L’ultima priorità dovrebbe essere la riforma fiscale. Il punto non deve essere punire i ricchi, ma raccogliere più denaro e in maniera più efficiente. Nei paesi in via di sviluppo questo significherà abbassare le aliquote, ma inasprire i controlli e le pene per gli evasori. Nei paesi ricchi si dovrebbe razionalizzare il sistema eliminando le deduzioni fiscali che favoriscono soprattutto i ricchi e cercare di fare affidamento soprattutto su tasse che sono pagate in maniera maggiore dai più benestanti, come quelle sulla proprietà.

Dall’Economist vedono alcuni suggerimenti di questa agenda già adottati in diversi paesi: l’America Latina ha investito molto nelle scuole e ha trovato strumenti di sussidio efficaci per i più poveri, mentre India e Indonesia stanno pensando di ridurre i sussidi all’acquisto di carburante. In Europa, la Svezia ha largamente revisionato il suo gigantesco sistema di welfare e lo stesso sta facendo il Regno Unito.
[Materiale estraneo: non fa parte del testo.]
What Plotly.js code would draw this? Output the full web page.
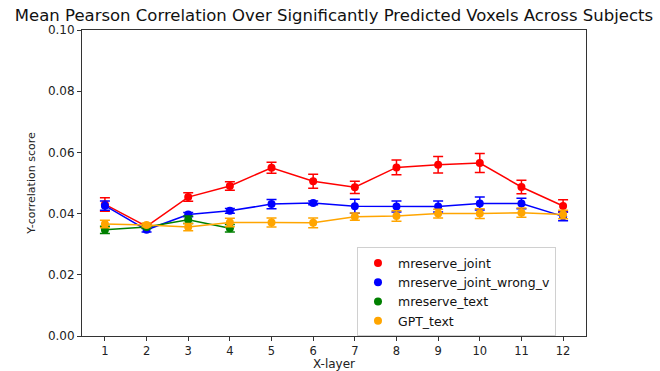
<!DOCTYPE html>
<html>
<head>
<meta charset="utf-8">
<script src="https://cdn.plot.ly/plotly-3.0.1.min.js"></script>
<style>html,body{margin:0;padding:0;background:#fff;}#chart{width:660px;height:371px;}</style>
</head>
<body>
<div id="chart"></div>
<script>
const layers = [1,2,3,4,5,6,7,8,9,10,11,12];
const layersText = [1,2,3,4];

const jointMean  = [0.0430,0.0358,0.0454,0.0490,0.0550,0.0506,0.0486,0.0551,0.0560,0.0565,0.0487,0.0425];
const jointErr   = [0.0022,0.0006,0.0014,0.0014,0.0018,0.0023,0.0020,0.0024,0.0027,0.0031,0.0022,0.0020];

const wrongMean  = [0.0426,0.0347,0.0397,0.0409,0.0431,0.0435,0.0424,0.0423,0.0423,0.0433,0.0433,0.0391];
const wrongErr   = [0.0015,0.0007,0.0007,0.0008,0.0015,0.0006,0.0023,0.0018,0.0018,0.0021,0.0017,0.0014];

const textMean   = [0.0347,0.0356,0.0380,0.0352];
const textErr    = [0.0012,0.0005,0.0012,0.0012];

const gptMean    = [0.0366,0.0363,0.0356,0.0371,0.0371,0.0370,0.0390,0.0392,0.0400,0.0400,0.0403,0.0397];
const gptErr     = [0.0012,0.0006,0.0012,0.0014,0.0015,0.0016,0.0012,0.0017,0.0014,0.0016,0.0015,0.0014];

const names  = ['mreserve_joint','mreserve_joint_wrong_v','mreserve_text','GPT_text'];
const colors = ['#ff0000','#0000ff','#008000','#ffa500'];

const series = [
  {x: layers, y: jointMean, e: jointErr},
  {x: layers, y: wrongMean, e: wrongErr},
  {x: layersText, y: textMean, e: textErr},
  {x: layers, y: gptMean, e: gptErr}
];

const traces = [];
series.forEach((s, i) => {
  traces.push({
    type: 'scatter', mode: 'lines+markers',
    x: s.x, y: s.y, name: names[i], showlegend: false,
    line: {color: colors[i], width: 1.5},
    marker: {color: colors[i], size: 8},
    error_y: {type: 'data', array: s.e, visible: true, color: colors[i], thickness: 1.5, width: 5},
    hoverinfo: 'x+y'
  });
});
names.forEach((n, i) => {
  traces.push({
    type: 'scatter', mode: 'markers', x: [null], y: [null], name: n,
    marker: {color: colors[i], size: 8}, showlegend: true
  });
});

const font = "'DejaVu Sans', sans-serif";
const layout = {
  width: 660, height: 371,
  margin: {l: 82, r: 74, t: 30, b: 35},
  paper_bgcolor: '#fff', plot_bgcolor: '#fff',
  font: {family: font, color: '#222', size: 12},
  title: {text: 'Mean Pearson Correlation Over Significantly Predicted Voxels Across Subjects',
          font: {family: font, size: 16.5, color: '#111'}, x: 0.506, xanchor: 'center', y: 0.96, yanchor: 'middle'},
  xaxis: {
    range: [0.45, 12.55], tickmode: 'array', tickvals: layers, ticktext: layers.map(String),
    showgrid: false, zeroline: false, showline: true, mirror: true, linecolor: '#333', linewidth: 1,
    ticks: 'outside', ticklen: 4, tickcolor: '#333', tickfont: {size: 11.5, family: font},
    title: {text: 'X-layer', font: {size: 12, family: font}, standoff: 4}, automargin: false
  },
  yaxis: {
    range: [0, 0.1], tickmode: 'linear', tick0: 0, dtick: 0.02, tickformat: '.2f',
    showgrid: false, zeroline: false, showline: true, mirror: true, linecolor: '#333', linewidth: 1,
    ticks: 'outside', ticklen: 4, tickcolor: '#333', tickfont: {size: 12, family: font},
    title: {text: 'Y-correlation score', font: {size: 11, family: font}, standoff: 10}
  },
  legend: {
    x: 0.5456, y: 0.29, xanchor: 'left', yanchor: 'top',
    bgcolor: 'rgba(255,255,255,0.8)', bordercolor: '#d0d0d0', borderwidth: 1,
    font: {size: 12.5, family: font, color: '#111'}, tracegroupgap: 0, itemwidth: 30
  },
  showlegend: true
};

Plotly.newPlot('chart', traces, layout, {displayModeBar: false, staticPlot: true});
</script>
</body>
</html>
Ma, scrive il settimanale, la strada da percorrere è ancora lunga.

Per la destra, l’obbiettivo resta rendere il governo più piccolo, non più efficente. Mentre la sinistra ha alle sue spalle un fallimento ancora più grande: quasi ovunque lo stato sociale sta finendo i soldi, l’economia ristagna e le diseguaglianze crescono mentre l’unica risposta che i leader di sinistra riescono ad offrire è alzare le tasse ai ricchi. C’è bisogno di qualche idea originale che invece proponga equità, ma anche progresso, altrimenti pagheranno tutti.